**What is expected**: Which lines contain the string "matplotlib"? Please list every one of them.

**Dataset extract**:
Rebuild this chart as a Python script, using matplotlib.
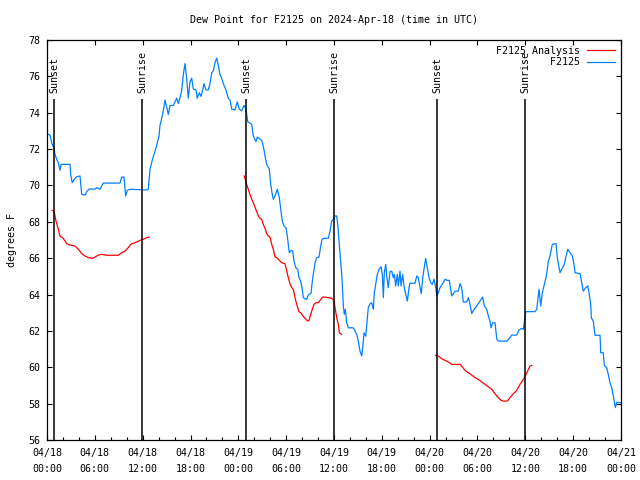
import matplotlib
matplotlib.use("Agg")
import matplotlib.pyplot as plt
import numpy as np

# hours since 2024-04-18 00:00 UTC
obs_hours = [0.16, 0.38, 0.59, 0.72, 0.88, 1.00, 1.22, 1.42, 1.63, 1.76, 2.89, 2.97, 3.17, 3.42,
             3.73, 4.14, 4.26, 4.35, 4.77, 4.98, 5.27, 6.02, 6.23, 6.65, 7.06, 9.16, 9.37, 9.66,
             9.78, 9.87, 10.07, 10.41, 12.51, 12.71, 12.92, 13.21, 13.55, 13.76, 14.05, 14.17,
             14.39, 14.59, 14.80, 15.01, 15.22, 15.43, 15.84, 16.06, 16.27, 16.47, 16.68, 16.90,
             17.10, 17.31, 17.52, 17.72, 17.94, 18.15, 18.35, 18.69, 18.85, 19.10, 19.32, 19.53,
             19.69, 19.95, 20.23, 20.45, 20.66, 20.86, 21.07, 21.29, 21.49, 21.70, 21.91, 22.12,
             22.45, 22.74, 22.96, 23.17, 23.58, 23.87, 24.12, 24.42, 24.71, 24.96, 25.18, 25.38,
             25.68, 25.88, 26.22, 26.38, 26.93, 27.13, 27.35, 27.56, 27.89, 28.06, 28.26, 28.39,
             28.60, 28.89, 29.14, 29.32, 29.52, 29.73, 29.98, 30.14, 30.27, 30.39, 30.61, 30.82,
             30.98, 31.20, 31.45, 31.61, 31.82, 31.99, 32.15, 32.36, 32.58, 32.78, 33.12, 33.28,
             33.40, 33.62, 33.83, 34.12, 34.33, 34.50, 34.75, 35.29, 35.50, 35.71, 35.91, 36.13,
             36.34, 36.47, 36.63, 36.84, 37.00, 37.17, 37.29, 37.42, 37.59, 37.80, 38.42, 38.64,
             38.85, 39.05, 39.26, 39.48, 39.60, 39.77, 39.98, 40.18, 40.30, 40.52, 40.73, 40.93,
             41.06, 41.23, 41.43, 41.65, 41.90, 42.06, 42.19, 42.31, 42.49, 42.61, 42.81, 43.03,
             43.24, 43.44, 43.57, 43.74, 43.94, 44.07, 44.28, 44.41, 44.62, 44.78, 45.00, 45.20,
             45.41, 45.53, 46.16, 46.38, 46.58, 46.79, 46.95, 47.13, 47.29, 47.50, 47.70, 47.92,
             48.13, 48.33, 48.55, 48.76, 48.89, 49.09, 49.30, 49.71, 49.93, 50.21, 50.46, 50.77,
             50.97, 51.18, 51.59, 51.81, 52.02, 52.22, 52.65, 52.85, 53.06, 53.28, 53.48, 53.90,
             54.32, 54.65, 54.86, 55.16, 55.36, 55.57, 55.70, 55.91, 56.20, 56.42, 56.61, 57.67,
             58.08, 58.29, 58.92, 59.21, 59.55, 59.75, 59.92, 60.05, 61.22, 61.43, 61.55, 61.72,
             61.93, 62.13, 62.34, 62.59, 62.76, 62.88, 63.10, 63.38, 63.85, 64.01, 64.35, 64.56,
             64.89, 65.07, 65.32, 65.61, 65.89, 66.11, 66.23, 66.86, 67.07, 67.27, 67.58, 67.83,
             67.99, 68.20, 68.28, 68.53, 68.74, 69.37, 69.46, 69.78, 69.91, 70.21, 70.41, 70.62,
             70.83, 71.04, 71.21, 71.29, 71.47, 72.00]
obs_dewpt = [72.81, 72.77, 72.35, 72.17, 72.08, 71.71, 71.44, 71.25, 70.83, 71.16, 71.16, 70.6,
             70.15, 70.34, 70.48, 70.52, 69.97, 69.51, 69.47, 69.66, 69.8, 69.8, 69.88, 69.79,
             70.13, 70.13, 70.46, 70.46, 69.88, 69.42, 69.73, 69.79, 69.75, 69.8, 70.89, 71.4,
             71.9, 72.2, 72.72, 73.3, 73.7, 74.1, 74.7, 74.3, 73.9, 74.4, 74.4, 74.6, 74.8, 74.5,
             74.8, 75.25, 76.1, 76.7, 75.9, 74.8, 75.7, 75.9, 75.3, 75.25, 74.8, 75.1, 74.9,
             75.25, 75.6, 75.25, 75.25, 75.6, 76.2, 76.3, 76.75, 77.0, 76.6, 76.1, 75.9, 75.6,
             75.25, 74.8, 74.7, 74.2, 74.15, 74.6, 74.2, 74.1, 74.4, 74.2, 73.5, 73.45, 73.36,
             72.72, 72.41, 72.66, 72.48, 72.17, 71.62, 71.16, 70.89, 70.06, 69.51, 69.24, 69.42,
             69.79, 69.33, 68.69, 68.04, 67.77, 67.68, 67.22, 66.76, 66.3, 66.43, 66.39, 65.84,
             65.48, 65.39, 64.93, 64.74, 64.38, 63.83, 63.77, 63.74, 63.97, 64.07, 64.74, 65.11,
             65.75, 66.03, 66.06, 66.67, 67.04, 67.09, 67.09, 67.49, 68.04, 68.14, 68.32, 68.32,
             67.86, 66.94, 65.84, 64.93, 63.37, 62.91, 63.19, 62.45, 62.17, 62.17, 61.99, 61.8,
             61.44, 60.89, 60.62, 61.07, 61.9, 61.71, 62.72, 63.27, 63.49, 63.55, 63.19, 64.1,
             64.56, 65.11, 65.39, 65.53, 65.11, 63.83, 65.2, 65.66, 65.02, 64.38, 65.26, 65.29,
             64.93, 65.11, 64.47, 65.11, 64.47, 65.29, 64.47, 65.11, 64.47, 64.01, 63.64, 64.38,
             64.62, 64.62, 65.02, 64.93, 64.38, 64.05, 64.93, 65.39, 65.99, 65.48, 64.93, 64.66,
             64.56, 64.84, 64.38, 63.92, 64.1, 64.38, 64.66, 64.84, 64.78, 64.78, 63.92, 64.05,
             64.19, 64.19, 64.6, 64.38, 63.59, 63.59, 63.83, 63.46, 62.95, 63.13, 63.37, 63.64,
             63.86, 63.37, 63.19, 62.82, 62.54, 62.17, 62.45, 62.45, 61.54, 61.44, 61.44, 61.63,
             61.77, 61.77, 62.05, 62.14, 62.09, 62.64, 63.06, 63.06, 63.19, 63.64, 64.29, 63.37,
             64.1, 64.47, 64.93, 65.39, 65.84, 66.12, 66.76, 66.8, 66.03, 65.2, 65.39, 65.66,
             66.03, 66.49, 66.3, 66.12, 65.66, 65.2, 65.15, 64.66, 64.19, 64.38, 64.47, 64.1,
             63.46, 62.72, 62.54, 61.76, 61.76, 60.8, 60.8, 60.1, 59.97, 59.6, 59.15, 58.88,
             58.42, 58.0, 57.78, 58.06, 58.06]

# analysis, three separate night-time pieces
ana1_hours = [0.66, 0.88, 1.13, 1.42, 1.63, 2.04, 2.47, 2.89, 3.51, 3.93, 4.35, 4.77, 5.18, 5.73,
              6.02, 6.44, 6.86, 7.49, 8.94, 9.37, 9.78, 10.20, 10.50, 10.83, 11.25, 11.67, 12.08,
              12.51, 12.83]
ana1_dewpt = [68.63, 68.6, 68.04, 67.59, 67.22, 67.09, 66.8, 66.72, 66.67, 66.49, 66.25, 66.12,
              66.03, 65.99, 66.06, 66.17, 66.21, 66.16, 66.16, 66.3, 66.39, 66.58, 66.76, 66.82,
              66.89, 66.98, 67.04, 67.13, 67.16]
ana2_hours = [24.75, 25.05, 25.25, 25.46, 25.68, 25.88, 26.09, 26.31, 26.51, 26.72, 26.93, 27.13,
              27.35, 27.56, 27.76, 27.97, 28.19, 28.39, 28.60, 28.81, 29.01, 29.23, 29.44, 29.86,
              30.07, 30.27, 30.48, 30.70, 30.90, 31.11, 31.32, 31.61, 31.82, 32.03, 32.36, 32.70,
              32.87, 33.08, 33.28, 33.49, 33.74, 34.03, 34.25, 34.58, 34.87, 35.29, 35.71, 36.00,
              36.13, 36.34, 36.54, 36.67, 36.97]
ana2_dewpt = [70.52, 70.06, 69.79, 69.51, 69.24, 69.05, 68.81, 68.56, 68.32, 68.19, 68.14, 67.86,
              67.64, 67.35, 67.22, 67.16, 66.76, 66.49, 66.06, 66.03, 65.94, 65.84, 65.75, 65.7,
              65.29, 64.93, 64.6, 64.38, 64.29, 63.83, 63.46, 63.06, 63.0, 62.87, 62.69, 62.54,
              62.58, 62.91, 63.19, 63.46, 63.55, 63.55, 63.68, 63.86, 63.86, 63.83, 63.79, 63.68,
              63.28, 62.72, 62.36, 61.9, 61.81]
ana3_hours = [48.76, 49.09, 49.51, 49.93, 50.34, 50.77, 51.81, 52.02, 52.43, 52.85, 53.28, 53.69,
              54.10, 54.53, 54.94, 55.36, 55.78, 56.20, 56.61, 56.91, 57.24, 57.74, 58.08, 58.50,
              58.92, 59.33, 59.75, 60.09, 60.38, 60.59, 60.80]
ana3_dewpt = [60.66, 60.62, 60.47, 60.38, 60.29, 60.16, 60.16, 60.07, 59.83, 59.7, 59.57, 59.43,
              59.33, 59.19, 59.06, 58.93, 58.79, 58.54, 58.33, 58.2, 58.14, 58.14, 58.33, 58.54,
              58.73, 59.06, 59.33, 59.61, 59.88, 60.07, 60.1]

sunset_hours = [0.93, 24.95, 48.97]
sunrise_hours = [11.95, 36.0, 59.97]

tick_hours = list(range(0, 73, 6))
tick_labels = ["04/18\n00:00", "04/18\n06:00", "04/18\n12:00", "04/18\n18:00",
               "04/19\n00:00", "04/19\n06:00", "04/19\n12:00", "04/19\n18:00",
               "04/20\n00:00", "04/20\n06:00", "04/20\n12:00", "04/20\n18:00",
               "04/21\n00:00"]

FS = 7.2
plt.rcParams['font.family'] = ['DejaVu Sans Mono']
plt.rcParams['font.size'] = FS

fig = plt.figure(figsize=(6.4, 4.8), dpi=100)
ax = fig.add_axes([47 / 640, 1 - 440 / 480, 574 / 640, 400 / 480])

red = '#ff0000'
blue = '#0080ff'
ax.plot(ana1_hours, ana1_dewpt, color=red, lw=0.9, label='F2125 Analysis')
ax.plot(ana2_hours, ana2_dewpt, color=red, lw=0.9)
ax.plot(ana3_hours, ana3_dewpt, color=red, lw=0.9)
ax.plot(obs_hours, obs_dewpt, color=blue, lw=0.9, label='         F2125')

# sunrise / sunset markers
for h in sunset_hours:
    ax.vlines(h, 56, 74.75, color='black', lw=1.1)
    ax.text(h, 75.1, 'Sunset', rotation=90, ha='center', va='bottom', fontsize=FS)
for h in sunrise_hours:
    ax.vlines(h, 56, 74.75, color='black', lw=1.1)
    ax.text(h, 75.1, 'Sunrise', rotation=90, ha='center', va='bottom', fontsize=FS)

ax.set_xlim(0, 72)
ax.set_ylim(56, 78)
ax.set_xticks(tick_hours)
ax.set_xticklabels(tick_labels, linespacing=1.75)
ax.set_xticks(range(0, 73, 2), minor=True)
ax.set_yticks(range(56, 79, 2))

ax.tick_params(axis='both', which='major', direction='in', length=3.5, width=0.8,
               top=True, right=True, pad=5)
ax.tick_params(axis='x', which='minor', direction='in', length=2, width=0.8,
               top=False, bottom=True)
ax.tick_params(axis='x', which='major', pad=6)
for s in ax.spines.values():
    s.set_linewidth(0.9)

ax.set_ylabel('degrees F', labelpad=8)
ax.set_title('Dew Point for F2125 on 2024-Apr-18 (time in UTC)', pad=12, fontsize=FS)

ax.legend(loc='upper right', frameon=False, markerfirst=False, handlelength=2.8,
          handletextpad=0.7, labelspacing=0.15, borderaxespad=0.5, borderpad=0.1,
          fontsize=FS)

fig.savefig('out.png', dpi=100)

**Solution to this exercise**:
Rebuild this chart as a Python script, using matplotlib.
import matplotlib
matplotlib.use("Agg")
import matplotlib.pyplot as plt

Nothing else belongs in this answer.